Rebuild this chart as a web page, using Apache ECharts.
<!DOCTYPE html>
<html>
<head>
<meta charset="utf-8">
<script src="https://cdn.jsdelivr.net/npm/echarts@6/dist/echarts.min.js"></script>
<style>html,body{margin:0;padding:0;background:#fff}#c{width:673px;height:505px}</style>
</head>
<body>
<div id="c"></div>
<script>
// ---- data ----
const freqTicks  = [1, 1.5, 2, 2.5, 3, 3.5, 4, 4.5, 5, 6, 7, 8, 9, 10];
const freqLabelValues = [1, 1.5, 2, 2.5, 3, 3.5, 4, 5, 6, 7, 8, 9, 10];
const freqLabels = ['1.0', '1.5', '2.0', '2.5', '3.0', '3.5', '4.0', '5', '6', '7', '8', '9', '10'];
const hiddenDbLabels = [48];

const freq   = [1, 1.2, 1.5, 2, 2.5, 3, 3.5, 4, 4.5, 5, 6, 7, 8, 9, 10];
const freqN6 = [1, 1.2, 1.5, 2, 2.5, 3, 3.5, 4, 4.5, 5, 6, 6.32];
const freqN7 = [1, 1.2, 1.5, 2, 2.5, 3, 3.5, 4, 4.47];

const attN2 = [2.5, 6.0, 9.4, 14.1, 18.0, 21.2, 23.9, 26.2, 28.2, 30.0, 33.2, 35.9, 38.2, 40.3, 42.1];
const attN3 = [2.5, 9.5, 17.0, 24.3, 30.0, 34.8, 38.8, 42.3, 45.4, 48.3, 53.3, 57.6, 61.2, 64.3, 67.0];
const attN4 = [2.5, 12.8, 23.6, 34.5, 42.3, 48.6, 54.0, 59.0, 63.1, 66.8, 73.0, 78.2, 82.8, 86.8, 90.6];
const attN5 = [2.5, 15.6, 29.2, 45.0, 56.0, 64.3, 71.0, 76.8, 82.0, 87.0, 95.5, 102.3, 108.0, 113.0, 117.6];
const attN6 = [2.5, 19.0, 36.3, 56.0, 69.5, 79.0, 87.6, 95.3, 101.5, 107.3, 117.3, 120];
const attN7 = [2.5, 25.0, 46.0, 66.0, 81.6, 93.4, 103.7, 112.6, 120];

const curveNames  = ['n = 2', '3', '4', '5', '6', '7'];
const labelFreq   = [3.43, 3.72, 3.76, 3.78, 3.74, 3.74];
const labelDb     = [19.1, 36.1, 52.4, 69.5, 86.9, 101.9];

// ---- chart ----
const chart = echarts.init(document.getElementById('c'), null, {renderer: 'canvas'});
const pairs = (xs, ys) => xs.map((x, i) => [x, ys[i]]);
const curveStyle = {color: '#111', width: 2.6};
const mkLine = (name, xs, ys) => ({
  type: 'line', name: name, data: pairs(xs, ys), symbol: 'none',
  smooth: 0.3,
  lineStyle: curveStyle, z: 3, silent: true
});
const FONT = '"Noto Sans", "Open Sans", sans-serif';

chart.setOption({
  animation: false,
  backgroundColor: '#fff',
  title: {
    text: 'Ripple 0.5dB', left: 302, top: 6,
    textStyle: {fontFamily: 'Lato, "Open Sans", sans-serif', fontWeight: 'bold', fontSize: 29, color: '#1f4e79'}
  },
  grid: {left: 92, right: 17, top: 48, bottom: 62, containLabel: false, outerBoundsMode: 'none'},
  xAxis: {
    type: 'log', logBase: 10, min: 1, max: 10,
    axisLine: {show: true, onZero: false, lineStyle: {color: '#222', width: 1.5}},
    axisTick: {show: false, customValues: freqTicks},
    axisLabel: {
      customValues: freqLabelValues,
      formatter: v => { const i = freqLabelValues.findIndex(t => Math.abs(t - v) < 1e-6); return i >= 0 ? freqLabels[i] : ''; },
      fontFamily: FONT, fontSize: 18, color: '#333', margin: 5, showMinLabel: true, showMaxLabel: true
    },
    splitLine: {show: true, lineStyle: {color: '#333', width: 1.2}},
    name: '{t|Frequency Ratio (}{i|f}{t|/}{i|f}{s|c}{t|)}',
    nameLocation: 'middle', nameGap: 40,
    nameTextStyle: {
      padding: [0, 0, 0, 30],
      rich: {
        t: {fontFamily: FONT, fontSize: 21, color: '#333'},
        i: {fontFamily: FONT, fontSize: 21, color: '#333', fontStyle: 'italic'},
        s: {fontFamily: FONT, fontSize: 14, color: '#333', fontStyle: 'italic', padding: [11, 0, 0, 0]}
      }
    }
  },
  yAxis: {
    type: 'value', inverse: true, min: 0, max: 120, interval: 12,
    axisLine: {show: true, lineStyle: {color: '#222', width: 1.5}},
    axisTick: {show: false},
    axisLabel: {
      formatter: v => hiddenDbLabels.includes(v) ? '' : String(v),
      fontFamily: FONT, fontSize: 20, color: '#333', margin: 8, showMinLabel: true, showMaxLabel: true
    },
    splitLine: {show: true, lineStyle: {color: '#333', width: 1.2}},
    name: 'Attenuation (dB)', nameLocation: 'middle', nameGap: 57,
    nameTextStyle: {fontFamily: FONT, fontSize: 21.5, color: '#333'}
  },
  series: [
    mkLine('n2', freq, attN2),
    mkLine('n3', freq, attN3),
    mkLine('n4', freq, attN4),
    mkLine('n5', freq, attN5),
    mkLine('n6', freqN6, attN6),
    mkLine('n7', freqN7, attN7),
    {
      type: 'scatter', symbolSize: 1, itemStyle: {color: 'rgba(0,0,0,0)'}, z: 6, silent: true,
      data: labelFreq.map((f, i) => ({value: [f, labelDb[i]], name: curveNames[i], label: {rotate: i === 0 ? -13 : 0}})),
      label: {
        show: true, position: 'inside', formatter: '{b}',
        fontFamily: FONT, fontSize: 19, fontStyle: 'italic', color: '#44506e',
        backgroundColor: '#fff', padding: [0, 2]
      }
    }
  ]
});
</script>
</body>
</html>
============
**REQUIRED WORK**
Print, unaltered, every line from the beginning of the material down to the line with "3.5, 4, 4.47];".

**FULL OUTPUT**
Rebuild this chart as a web page, using Apache ECharts.
<!DOCTYPE html>
<html>
<head>
<meta charset="utf-8">
<script src="https://cdn.jsdelivr.net/npm/echarts@6/dist/echarts.min.js"></script>
<style>html,body{margin:0;padding:0;background:#fff}#c{width:673px;height:505px}</style>
</head>
<body>
<div id="c"></div>
<script>
// ---- data ----
const freqTicks  = [1, 1.5, 2, 2.5, 3, 3.5, 4, 4.5, 5, 6, 7, 8, 9, 10];
const freqLabelValues = [1, 1.5, 2, 2.5, 3, 3.5, 4, 5, 6, 7, 8, 9, 10];
const freqLabels = ['1.0', '1.5', '2.0', '2.5', '3.0', '3.5', '4.0', '5', '6', '7', '8', '9', '10'];
const hiddenDbLabels = [48];

const freq   = [1, 1.2, 1.5, 2, 2.5, 3, 3.5, 4, 4.5, 5, 6, 7, 8, 9, 10];
const freqN6 = [1, 1.2, 1.5, 2, 2.5, 3, 3.5, 4, 4.5, 5, 6, 6.32];
const freqN7 = [1, 1.2, 1.5, 2, 2.5, 3, 3.5, 4, 4.47];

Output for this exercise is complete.